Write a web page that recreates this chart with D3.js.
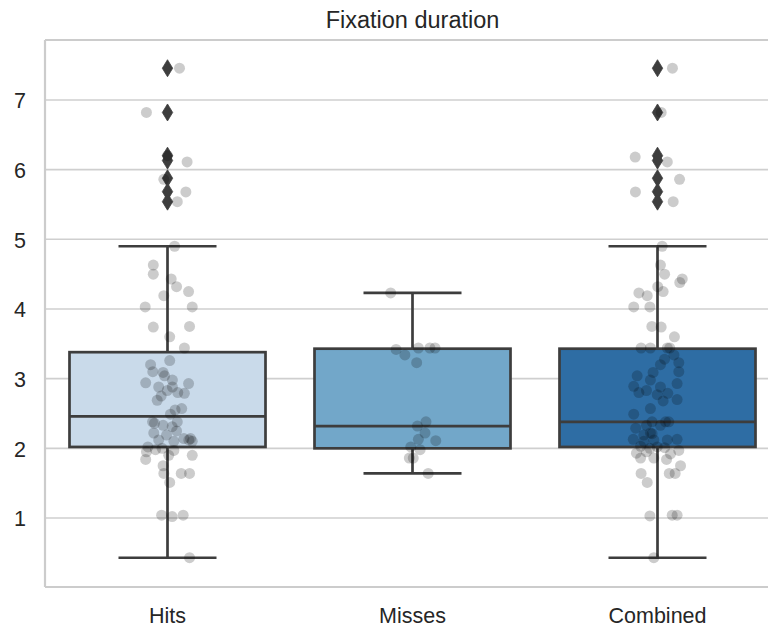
<!DOCTYPE html>
<html>
<head>
<meta charset="utf-8">
<script src="https://cdn.jsdelivr.net/npm/d3@7/dist/d3.min.js"></script>
<style>
  html, body { margin: 0; padding: 0; background: #ffffff; }
  svg { display: block; font-family: "Liberation Sans", Arial, sans-serif; }
</style>
</head>
<body>
<svg id="chart" width="768" height="628"></svg>
<script>
// ---------------- DATA ----------------
const title = "Fixation duration";
const categories = ["Hits", "Misses", "Combined"];
const yTicks = [1, 2, 3, 4, 5, 6, 7];

// Box statistics
const q1 = [2.02, 2.00, 2.02];
const medians = [2.46, 2.32, 2.38];
const q3 = [3.38, 3.43, 3.43];
const whiskerLow = [0.43, 1.64, 0.43];
const whiskerHigh = [4.90, 4.23, 4.90];

// Outliers (diamonds)
const outliersHits = [7.455, 6.82, 6.20, 6.13, 5.876, 5.684, 5.54];
const outliersMisses = [];
const outliersCombined = [7.455, 6.82, 6.20, 6.13, 5.876, 5.684, 5.54];

// Individual observations (strip plot) and their jitter (fraction of category step)
const hitsValues = [7.455, 6.82, 6.20, 6.11, 5.86, 5.68, 5.54, 4.90, 4.63, 4.50, 4.43, 4.32, 4.25, 4.19, 4.03, 4.03,
  3.74, 3.75, 3.60, 3.44, 3.26, 3.20, 3.10, 3.09, 3.04, 2.98, 2.94, 2.93, 2.88, 2.88, 2.83, 2.80, 2.79, 2.75, 2.69,
  2.57, 2.55, 2.49, 2.38, 2.36, 2.38, 2.33, 2.31, 2.22, 2.25, 2.19, 2.14, 2.14, 2.12, 2.10, 2.12, 2.10, 2.02, 1.98,
  2.00, 1.95, 1.97, 1.90, 1.90, 1.84, 1.75, 1.64, 1.64, 1.64, 1.51, 1.04, 1.02, 1.04, 0.43];
const hitsJitter = [0.049, -0.086, 0.0, 0.080, -0.015, 0.075, 0.040, 0.029, -0.058, -0.058, 0.015, 0.037, 0.086, -0.015, -0.091, 0.101,
  -0.058, 0.090, 0.009, 0.069, 0.009, -0.069, -0.060, -0.018, -0.012, 0.020, -0.089, 0.086, -0.036, 0.020, -0.001, 0.042, 0.069, -0.026, -0.042,
  0.058, 0.031, 0.012, -0.061, -0.053, 0.040, -0.018, 0.019, -0.056, 0.037, -0.004, 0.094, 0.067, -0.036, 0.026, 0.087, 0.101, -0.080, -0.049,
  -0.022, -0.086, 0.026, 0.005, 0.101, -0.089, -0.018, -0.015, 0.056, 0.090, 0.009, -0.024, 0.019, 0.064, 0.090];

const missesValues = [4.23, 3.42, 3.34, 3.44, 3.44, 3.44, 3.23, 2.38, 2.32, 2.22, 2.13, 2.11, 2.02, 1.98, 1.86, 1.86, 1.64];
const missesJitter = [-0.089, -0.067, -0.031, 0.024, 0.071, 0.092, 0.017, 0.055, 0.020, 0.051, 0.024, 0.095, -0.007, 0.031, -0.013, 0.003, 0.064];

const combinedValues = [7.455, 6.82, 6.18, 6.11, 5.86, 5.68, 5.54, 4.90, 4.63, 4.50, 4.43, 4.38, 4.32, 4.25, 4.23, 4.19,
  4.03, 4.03, 3.75, 3.74, 3.60, 3.44, 3.44, 3.44, 3.44, 3.34, 3.28, 3.20, 3.23, 3.09, 3.10, 3.04, 2.98, 2.89, 2.93,
  2.88, 2.80, 2.83, 2.79, 2.77, 2.68, 2.70, 2.57, 2.49, 2.38, 2.38, 2.38, 2.29, 2.33, 2.33, 2.22, 2.13, 2.13, 2.19,
  2.21, 2.10, 2.12, 2.12, 2.03, 2.00, 2.02, 2.01, 1.93, 1.95, 1.97, 1.86, 1.86, 1.84, 1.92, 1.75, 1.64, 1.64, 1.64,
  1.51, 1.03, 1.04, 1.04, 0.43];
const combinedJitter = [0.061, 0.015, -0.091, 0.040, 0.090, -0.090, 0.064, 0.019, 0.012, 0.029, 0.101, 0.091, 0.001, 0.023, -0.076, -0.042,
  -0.097, -0.031, -0.023, 0.015, 0.069, -0.067, -0.029, 0.040, 0.050, 0.067, 0.029, 0.012, 0.087, -0.018, 0.087, -0.083, -0.029, -0.097, 0.080,
  0.012, -0.076, -0.045, 0.042, -0.001, 0.023, 0.080, -0.029, -0.097, -0.022, 0.033, 0.046, -0.089, -0.045, 0.012, -0.029, -0.099, 0.080, -0.056,
  -0.022, -0.056, -0.015, 0.040, -0.069, -0.031, -0.001, 0.029, -0.086, -0.045, 0.087, -0.069, -0.015, 0.037, 0.053, 0.094, -0.067, 0.048, 0.072,
  -0.042, -0.031, 0.060, 0.080, -0.015];

const boxColors = ["#c9daea", "#72a7c9", "#2e6da4"];

// ---------------- LAYOUT ----------------
const svg = d3.select("#chart");
const plotLeft = 45, plotRight = 780, plotTop = 40, plotBottom = 587;

const x = d3.scaleBand().domain(categories).range([plotLeft, plotRight]).paddingInner(0).paddingOuter(0);
const y = d3.scaleLinear().domain([0.01, 7.86]).range([plotBottom, plotTop]);
const boxW = x.bandwidth() * 0.8;
const capW = boxW * 0.5;
const cx = c => x(c) + x.bandwidth() / 2;

// grid
svg.append("g").selectAll("line").data(yTicks).join("line")
  .attr("x1", plotLeft).attr("x2", plotRight)
  .attr("y1", d => y(d)).attr("y2", d => y(d))
  .attr("stroke", "#cfcfcf").attr("stroke-width", 1.6);

// y axis labels via d3 axis
const yAxis = d3.axisLeft(y).tickValues(yTicks).tickSize(0).tickPadding(19).tickFormat(d3.format("d"));
const gy = svg.append("g").attr("transform", `translate(${plotLeft},0)`).call(yAxis);
gy.select(".domain").remove();
gy.selectAll("text").attr("fill", "#262626").style("font-size", "21.5px").attr("dy", "0.36em");

// x axis labels
const xAxis = d3.axisBottom(x).tickSize(0).tickPadding(21);
const gx = svg.append("g").attr("transform", `translate(0,${plotBottom})`).call(xAxis);
gx.select(".domain").remove();
gx.selectAll("text").attr("fill", "#262626").style("font-size", "21.5px");

// spines
const spine = svg.append("g").attr("stroke", "#cccccc").attr("stroke-width", 2.2).attr("fill", "none");
spine.append("line").attr("x1", plotLeft).attr("x2", plotLeft).attr("y1", plotTop).attr("y2", plotBottom);
spine.append("line").attr("x1", plotLeft).attr("x2", plotRight).attr("y1", plotTop).attr("y2", plotTop);
spine.append("line").attr("x1", plotLeft).attr("x2", plotRight).attr("y1", plotBottom).attr("y2", plotBottom);

// boxes
const edge = "#3d3d3d";
const lw = 2.7;
const boxes = svg.append("g");
categories.forEach((c, i) => {
  const g = boxes.append("g");
  const xc = cx(c);
  g.append("line").attr("x1", xc).attr("x2", xc).attr("y1", y(q3[i])).attr("y2", y(whiskerHigh[i]))
    .attr("stroke", edge).attr("stroke-width", lw);
  g.append("line").attr("x1", xc).attr("x2", xc).attr("y1", y(q1[i])).attr("y2", y(whiskerLow[i]))
    .attr("stroke", edge).attr("stroke-width", lw);
  g.append("line").attr("x1", xc - capW / 2).attr("x2", xc + capW / 2).attr("y1", y(whiskerHigh[i])).attr("y2", y(whiskerHigh[i]))
    .attr("stroke", edge).attr("stroke-width", lw);
  g.append("line").attr("x1", xc - capW / 2).attr("x2", xc + capW / 2).attr("y1", y(whiskerLow[i])).attr("y2", y(whiskerLow[i]))
    .attr("stroke", edge).attr("stroke-width", lw);
  g.append("rect").attr("x", xc - boxW / 2).attr("width", boxW)
    .attr("y", y(q3[i])).attr("height", y(q1[i]) - y(q3[i]))
    .attr("fill", boxColors[i]).attr("stroke", edge).attr("stroke-width", lw);
  g.append("line").attr("x1", xc - boxW / 2).attr("x2", xc + boxW / 2).attr("y1", y(medians[i])).attr("y2", y(medians[i]))
    .attr("stroke", edge).attr("stroke-width", lw);
});

// outliers (thin diamonds)
const outlierSets = [outliersHits, outliersMisses, outliersCombined];
const diamond = "M0,-8.5L5.2,0L0,8.5L-5.2,0Z";
categories.forEach((c, i) => {
  svg.append("g").selectAll("path").data(outlierSets[i]).join("path")
    .attr("d", diamond)
    .attr("transform", d => `translate(${cx(c)},${y(d)})`)
    .attr("fill", edge).attr("stroke", edge).attr("stroke-width", 0.8);
});

// strip points
const valueSets = [hitsValues, missesValues, combinedValues];
const jitterSets = [hitsJitter, missesJitter, combinedJitter];
categories.forEach((c, i) => {
  const pts = valueSets[i].map((v, k) => ({ v, j: jitterSets[i][k] }));
  svg.append("g").selectAll("circle").data(pts).join("circle")
    .attr("cx", d => cx(c) + d.j * x.step())
    .attr("cy", d => y(d.v))
    .attr("r", 5.5)
    .attr("fill", "#000000").attr("fill-opacity", 0.2);
});

// title
svg.append("text").attr("x", (plotLeft + plotRight) / 2).attr("y", 28)
  .attr("text-anchor", "middle").attr("fill", "#262626").style("font-size", "23.5px").text(title);
</script>
</body>
</html>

_____

- Work to be completed -
Take the lines from the start of the material to the line with "const whiskerHigh = [4.90, 4.23, 4.90];", both included, and transcribe them exactly without the pictures.

- Exercise result -
Write a web page that recreates this chart with D3.js.
<!DOCTYPE html>
<html>
<head>
<meta charset="utf-8">
<script src="https://cdn.jsdelivr.net/npm/d3@7/dist/d3.min.js"></script>
<style>
  html, body { margin: 0; padding: 0; background: #ffffff; }
  svg { display: block; font-family: "Liberation Sans", Arial, sans-serif; }
</style>
</head>
<body>
<svg id="chart" width="768" height="628"></svg>
<script>
// ---------------- DATA ----------------
const title = "Fixation duration";
const categories = ["Hits", "Misses", "Combined"];
const yTicks = [1, 2, 3, 4, 5, 6, 7];

// Box statistics
const q1 = [2.02, 2.00, 2.02];
const medians = [2.46, 2.32, 2.38];
const q3 = [3.38, 3.43, 3.43];
const whiskerLow = [0.43, 1.64, 0.43];
const whiskerHigh = [4.90, 4.23, 4.90];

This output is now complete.